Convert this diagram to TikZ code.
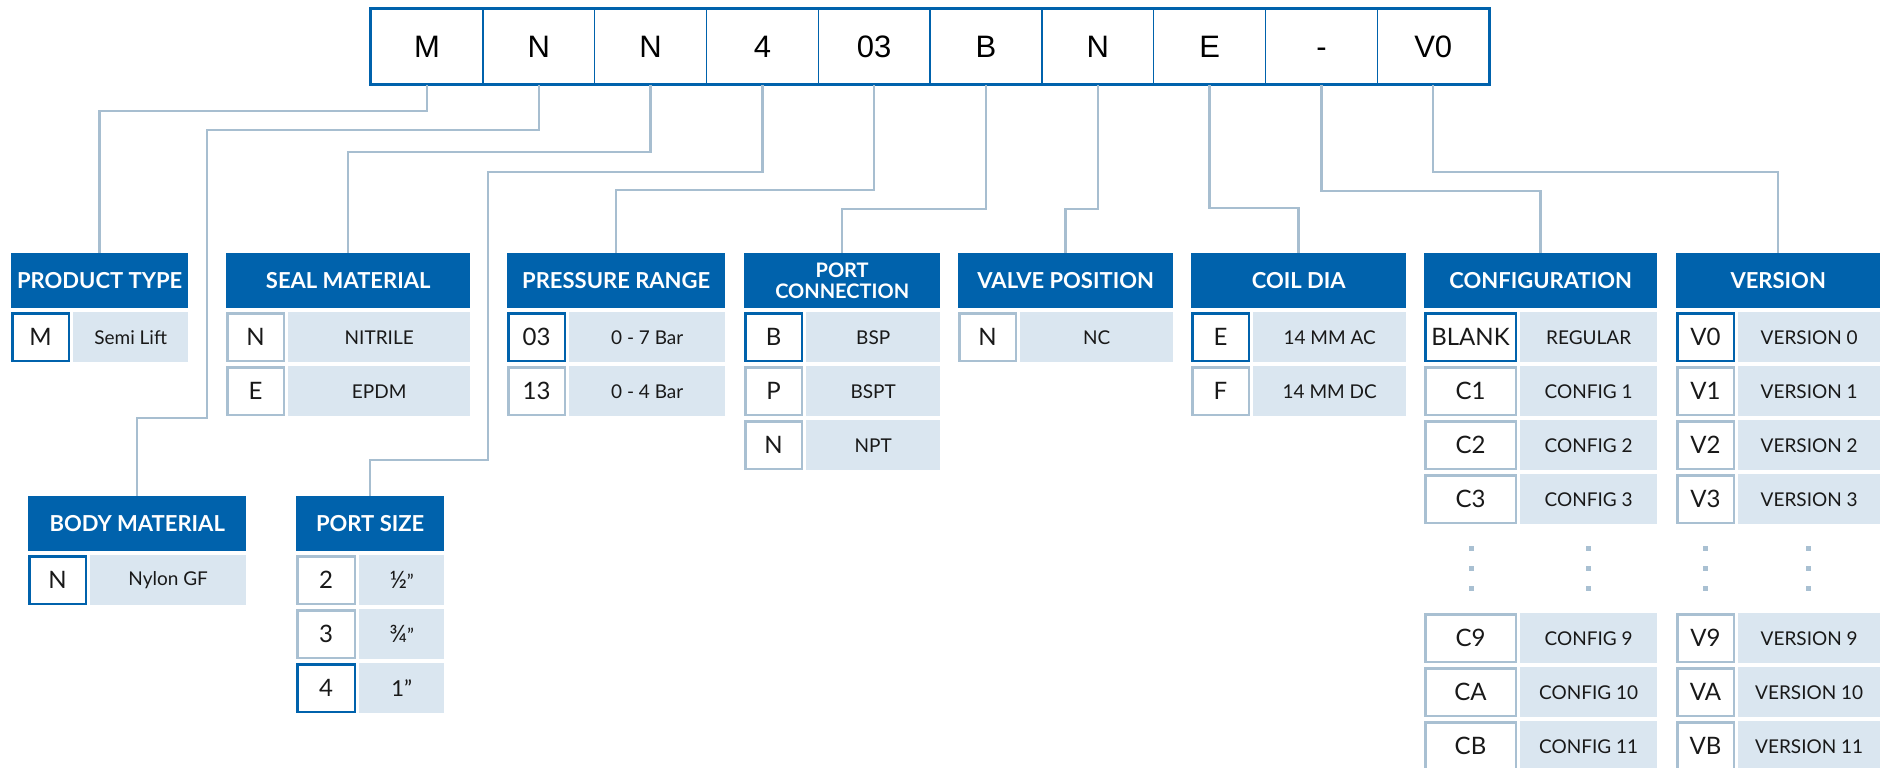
\documentclass[tikz,border=0pt]{standalone}
\usepackage{fontspec}
\setmainfont{Lato}
\newfontfamily\topfont{Liberation Sans}
\definecolor{codeblue}{HTML}{0062AC}
\definecolor{codegray}{HTML}{A9C0D2}
\definecolor{descfill}{HTML}{DAE6F0}
\definecolor{linkgray}{HTML}{A7BED0}
\newcommand{\frsize}{\fontsize{24}{24}\selectfont}

% #1 name, #2 left x, #3 top y, #4 width, #5 code width, #6 rows
\newcommand{\optrows}[6]{%
  \foreach \bc/\cd/\ds [count=\r from 0] in {#6}{
    \node[code=\bc, minimum width=#5-2.5] (#1-\r) at (#2, {#3+54*\r}) {\cd};
    \node[desc, minimum width=#4-#5-3] (#1-d\r) at ({#2+#5+3}, {#3+54*\r}) {\ds};
  }%
}

\begin{document}
\begin{tikzpicture}[x=1pt,y=-1pt,
  link/.style={draw=linkgray,line width=2.5},
  topbox/.style={draw=codeblue,line width=1.5,minimum width=111.8,minimum height=75,inner sep=0,
    text height=22,text depth=0,font=\topfont\fontsize{31}{31}\selectfont},
  head/.style={fill=codeblue,text=white,anchor=north west,minimum height=55,inner sep=0,
    font=\fontsize{22}{24}\selectfont\bfseries},
  code/.style={draw=#1,fill=white,line width=2.5,anchor=north west,minimum height=47.5,inner sep=0,
    text height=17,text depth=0,text=black!90,font=\fontsize{24}{24}\selectfont},
  desc/.style={fill=descfill,anchor=north west,minimum height=50,inner sep=0,
    text=black!90,font=\fontsize{19}{19}\selectfont}]
  \useasboundingbox (0,0) rectangle (1887,768);
  \clip (0,0) rectangle (1887,768);

  \foreach \lbl [count=\i] in {M,N,N,4,03,B,N,E,-,V0}{
    \node[topbox] (c\i) at ({427+111.8*(\i-1)},46.5) {\lbl};
  }
  \draw[codeblue,line width=3] (c1.north west) rectangle (c10.south east);

  \node[head,minimum width=177] (hprod) at (11,253) {PRODUCT TYPE};
  \node[head,minimum width=244] (hseal) at (226,253) {SEAL MATERIAL};
  \node[head,minimum width=218] (hpres) at (507,253) {PRESSURE RANGE};
  \node[head,minimum width=196,align=center,font=\fontsize{20}{21}\selectfont\bfseries]
    (hconn) at (744,253) {PORT\\CONNECTION};
  \node[head,minimum width=215] (hvalve) at (958,253) {VALVE POSITION};
  \node[head,minimum width=215] (hcoil) at (1191,253) {COIL DIA};
  \node[head,minimum width=233] (hcfg) at (1424,253) {CONFIGURATION};
  \node[head,minimum width=204] (hver) at (1676,253) {VERSION};
  \node[head,minimum width=218] (hbody) at (28,496) {BODY MATERIAL};
  \node[head,minimum width=148] (hsize) at (296,496) {PORT SIZE};

  \foreach \i/\h/\d in {1/hprod/26,3/hseal/67,5/hpres/105,6/hconn/124,7/hvalve/124,
                        8/hcoil/123,9/hcfg/106,10/hver/87}{
    \draw[link] (c\i.south) -- ++(0,\d) -| (\h.north);
  }
  \draw[link] (c2.south) -- ++(0,45) -| (207,418) -| (hbody.north);
  \draw[link] (c4.south) -- ++(0,87) -| (488,460) -| (hsize.north);

  \optrows{prod}{11}{312}{177}{59}{codeblue/M/Semi Lift}
  \optrows{seal}{226}{312}{244}{59}{codegray/N/NITRILE,codegray/E/EPDM}
  \optrows{body}{28}{555}{218}{59}{codeblue/N/Nylon GF}
  \optrows{size}{296}{555}{148}{60}{codegray/2/{\frsize ½}”,codegray/3/{\frsize ¾}”,
    codeblue/4/{\fontsize{22}{22}\selectfont 1”}}
  \optrows{pres}{507}{312}{218}{59}{codeblue/03/0 - 7 Bar,codegray/13/0 - 4 Bar}
  \optrows{conn}{744}{312}{196}{59}{codeblue/B/BSP,codegray/P/BSPT,codegray/N/NPT}
  \optrows{valve}{958}{312}{215}{59}{codegray/N/NC}
  \optrows{coil}{1191}{312}{215}{59}{codeblue/E/14 MM AC,codegray/F/14 MM DC}
  \optrows{cfg}{1424}{312}{233}{93}{codeblue/BLANK/REGULAR,codegray/C1/CONFIG 1,
    codegray/C2/CONFIG 2,codegray/C3/CONFIG 3}
  \optrows{cfgb}{1424}{613}{233}{93}{codegray/C9/CONFIG 9,codegray/CA/CONFIG 10,
    codegray/CB/CONFIG 11}
  \optrows{ver}{1676}{312}{204}{59}{codeblue/V0/VERSION 0,codegray/V1/VERSION 1,
    codegray/V2/VERSION 2,codegray/V3/VERSION 3}
  \optrows{verb}{1676}{613}{204}{59}{codegray/V9/VERSION 9,codegray/VA/VERSION 10,
    codegray/VB/VERSION 11}

  \foreach \x in {1471,1588,1705,1808}{
    \foreach \y in {548,568,588}{
      \fill[codegray] (\x-2.5,\y-2.5) rectangle ++(5,5);
    }
  }
\end{tikzpicture}
\end{document}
§ §
— WHAT IS NEEDED —
Working from the lines above, reproduce the material exactly and exclude its pictures.

— OUTPUT OF THE EXERCISE —
Convert this diagram to TikZ code.
\documentclass[tikz,border=0pt]{standalone}
\usepackage{fontspec}
\setmainfont{Lato}
\newfontfamily\topfont{Liberation Sans}
\definecolor{codeblue}{HTML}{0062AC}
\definecolor{codegray}{HTML}{A9C0D2}
\definecolor{descfill}{HTML}{DAE6F0}
\definecolor{linkgray}{HTML}{A7BED0}
\newcommand{\frsize}{\fontsize{24}{24}\selectfont}

% #1 name, #2 left x, #3 top y, #4 width, #5 code width, #6 rows
\newcommand{\optrows}[6]{%
  \foreach \bc/\cd/\ds [count=\r from 0] in {#6}{
    \node[code=\bc, minimum width=#5-2.5] (#1-\r) at (#2, {#3+54*\r}) {\cd};
    \node[desc, minimum width=#4-#5-3] (#1-d\r) at ({#2+#5+3}, {#3+54*\r}) {\ds};
  }%
}

\begin{document}
\begin{tikzpicture}[x=1pt,y=-1pt,
  link/.style={draw=linkgray,line width=2.5},
  topbox/.style={draw=codeblue,line width=1.5,minimum width=111.8,minimum height=75,inner sep=0,
    text height=22,text depth=0,font=\topfont\fontsize{31}{31}\selectfont},
  head/.style={fill=codeblue,text=white,anchor=north west,minimum height=55,inner sep=0,
    font=\fontsize{22}{24}\selectfont\bfseries},
  code/.style={draw=#1,fill=white,line width=2.5,anchor=north west,minimum height=47.5,inner sep=0,
    text height=17,text depth=0,text=black!90,font=\fontsize{24}{24}\selectfont},
  desc/.style={fill=descfill,anchor=north west,minimum height=50,inner sep=0,
    text=black!90,font=\fontsize{19}{19}\selectfont}]
  \useasboundingbox (0,0) rectangle (1887,768);
  \clip (0,0) rectangle (1887,768);

  \foreach \lbl [count=\i] in {M,N,N,4,03,B,N,E,-,V0}{
    \node[topbox] (c\i) at ({427+111.8*(\i-1)},46.5) {\lbl};
  }
  \draw[codeblue,line width=3] (c1.north west) rectangle (c10.south east);

  \node[head,minimum width=177] (hprod) at (11,253) {PRODUCT TYPE};
  \node[head,minimum width=244] (hseal) at (226,253) {SEAL MATERIAL};
  \node[head,minimum width=218] (hpres) at (507,253) {PRESSURE RANGE};
  \node[head,minimum width=196,align=center,font=\fontsize{20}{21}\selectfont\bfseries]
    (hconn) at (744,253) {PORT\\CONNECTION};
  \node[head,minimum width=215] (hvalve) at (958,253) {VALVE POSITION};
  \node[head,minimum width=215] (hcoil) at (1191,253) {COIL DIA};
  \node[head,minimum width=233] (hcfg) at (1424,253) {CONFIGURATION};
  \node[head,minimum width=204] (hver) at (1676,253) {VERSION};
  \node[head,minimum width=218] (hbody) at (28,496) {BODY MATERIAL};
  \node[head,minimum width=148] (hsize) at (296,496) {PORT SIZE};

  \foreach \i/\h/\d in {1/hprod/26,3/hseal/67,5/hpres/105,6/hconn/124,7/hvalve/124,
                        8/hcoil/123,9/hcfg/106,10/hver/87}{
    \draw[link] (c\i.south) -- ++(0,\d) -| (\h.north);
  }
  \draw[link] (c2.south) -- ++(0,45) -| (207,418) -| (hbody.north);
  \draw[link] (c4.south) -- ++(0,87) -| (488,460) -| (hsize.north);

  \optrows{prod}{11}{312}{177}{59}{codeblue/M/Semi Lift}
  \optrows{seal}{226}{312}{244}{59}{codegray/N/NITRILE,codegray/E/EPDM}
  \optrows{body}{28}{555}{218}{59}{codeblue/N/Nylon GF}
  \optrows{size}{296}{555}{148}{60}{codegray/2/{\frsize ½}”,codegray/3/{\frsize ¾}”,
    codeblue/4/{\fontsize{22}{22}\selectfont 1”}}
  \optrows{pres}{507}{312}{218}{59}{codeblue/03/0 - 7 Bar,codegray/13/0 - 4 Bar}
  \optrows{conn}{744}{312}{196}{59}{codeblue/B/BSP,codegray/P/BSPT,codegray/N/NPT}
  \optrows{valve}{958}{312}{215}{59}{codegray/N/NC}
  \optrows{coil}{1191}{312}{215}{59}{codeblue/E/14 MM AC,codegray/F/14 MM DC}
  \optrows{cfg}{1424}{312}{233}{93}{codeblue/BLANK/REGULAR,codegray/C1/CONFIG 1,
    codegray/C2/CONFIG 2,codegray/C3/CONFIG 3}
  \optrows{cfgb}{1424}{613}{233}{93}{codegray/C9/CONFIG 9,codegray/CA/CONFIG 10,
    codegray/CB/CONFIG 11}
  \optrows{ver}{1676}{312}{204}{59}{codeblue/V0/VERSION 0,codegray/V1/VERSION 1,
    codegray/V2/VERSION 2,codegray/V3/VERSION 3}
  \optrows{verb}{1676}{613}{204}{59}{codegray/V9/VERSION 9,codegray/VA/VERSION 10,
    codegray/VB/VERSION 11}

  \foreach \x in {1471,1588,1705,1808}{
    \foreach \y in {548,568,588}{
      \fill[codegray] (\x-2.5,\y-2.5) rectangle ++(5,5);
    }
  }
\end{tikzpicture}
\end{document}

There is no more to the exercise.